Monday, October 10, 2011

Postcard from Norfolk – Amusements


My friends have car pets. A stuffed toy pig and a stuffed toy donkey. When they give me a lift anywhere it normally takes me between thirty and fifty seconds to annoy them by simulating intercourse between the two and speculating about the resulting pigley or donig.

They have decided that I need some car pets too, as the assorted coffee cups, old newspapers and magazines and paperbacks that adorn any of the flat surfaces of my car are not, they think, conducive to soothing travel. I point out to them that I am a bloke and that a glove compartment full of wine gums is of much gather importance to me than a soft toy, but grudgingly admit that in a snoozing emergency, a car pet can play the part of a piggy pillow.

So it's off into Hunstanton to win some car pets which is, I soon discover, nothing but a very thin excuse to visit the amusement arcade on the seafront. Mo properly, the amusements are on the stub, which I believe is the correct technical term for the area where the pier joined the esplanade, until salt corrosion and a particularly stormy night turned Hunstanton's premier attraction into a scrap metal bonanza.

I love amusement arcades and, at this one a little bit of Vegas comes to Hunstantion. A very little bit. The arcade is small, but they have managed to fill it with a truly fit-inducing collection of machines that flash, beep and chirp.


There are many varieties of the traditional seaside game here. Like the grab claw, except you have to win an arcade game first before you can activate the claw. It was actually a lot of fun, and not a little tense because the skill was to try and wring at least thirty seconds enjoyment from the machine for your fifty pee. I was concentrating so hard that I forgot to breath, it was great.

There were also the traditional copper falls, where the suspicion is that they use magnets so strong this is where the guys at CERN came to study. I was, for a shirt time, in the grip of 'copper madness' (not the medical complaint suffered by those who steal signalling equipment and suffer one electric shock too many as a result but rather a delight in seeing your two pee start a little fall of coppers), with my pot of two pences and my stupid gambler's grin.


They obviously believe in starting them young here, as helpfully the management had provided stools for toddlers to stand on and gamble away their parents' benefits. It's a shame though that even standing on a stool, the kids are not quite on eye level with the tiny 'gamble aware' signs that adorn the gloomier corners of the arcade.

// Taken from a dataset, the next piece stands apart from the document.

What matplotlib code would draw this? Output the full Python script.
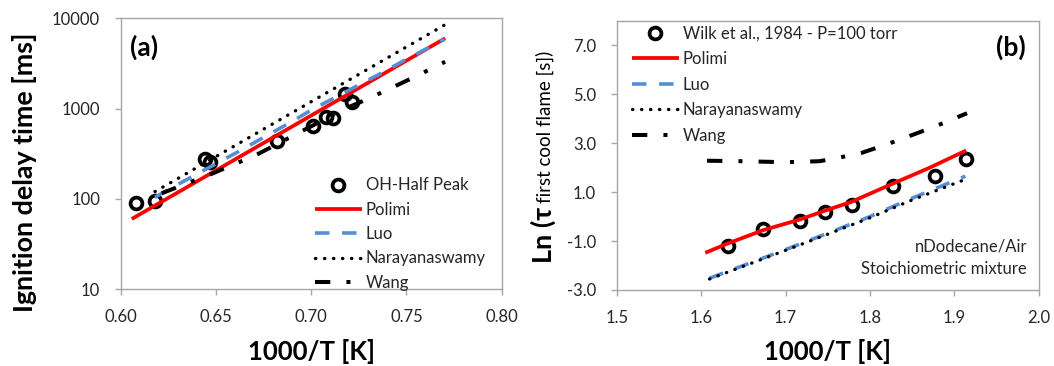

It did make you wonder though, with the prizes in the copper falls constituting mostly of lollies, sweets and branded children's television character toys, if the amusement is not being a wee bit cynical. Are they exploiting children, or is a casino for toddlers actually quite cool?

Nope, it's sinister.

Of course, there is the suspicion that the professions wait Neil you have loaded the copper falls to the point where the bloody thing has to pay out big time...but stubbornly refuses to, and then swoop in when you huff off in disgust. Nothing adds to that arcade experience quite like hearing a waterfall of coin and the whoops of delight of somebody winning on the machine you just vacated. There should be a technical term for it but until I learn it 'coinbagging' will have to do.

It was, though, tremendous fun. OK so the falls are probably rigged but how much fun were they? And for a quid you could have about ten minutes entertainment, longer if you win. And I finally know what to do with all of my loose change. The days of carefully bagging it up and heading to the bank to change it up, or of using one of those machines in the supermarket that charge you the sort of commission normally associated with boutique merchant banks to change it into notes are over. From now on I am taking all my coins to the arcade on my annual holiday, the only flaw in the plan being that I'll need the money to pay for the petrol to get my consequently heavier car there.

Finally, once you stagger out into the sunshine after gambli the afternoon away in the beeping twinkly arcade of delight, you can continue the Vegas theme by going to Anzam’s seaside boutique for your hooker shoes.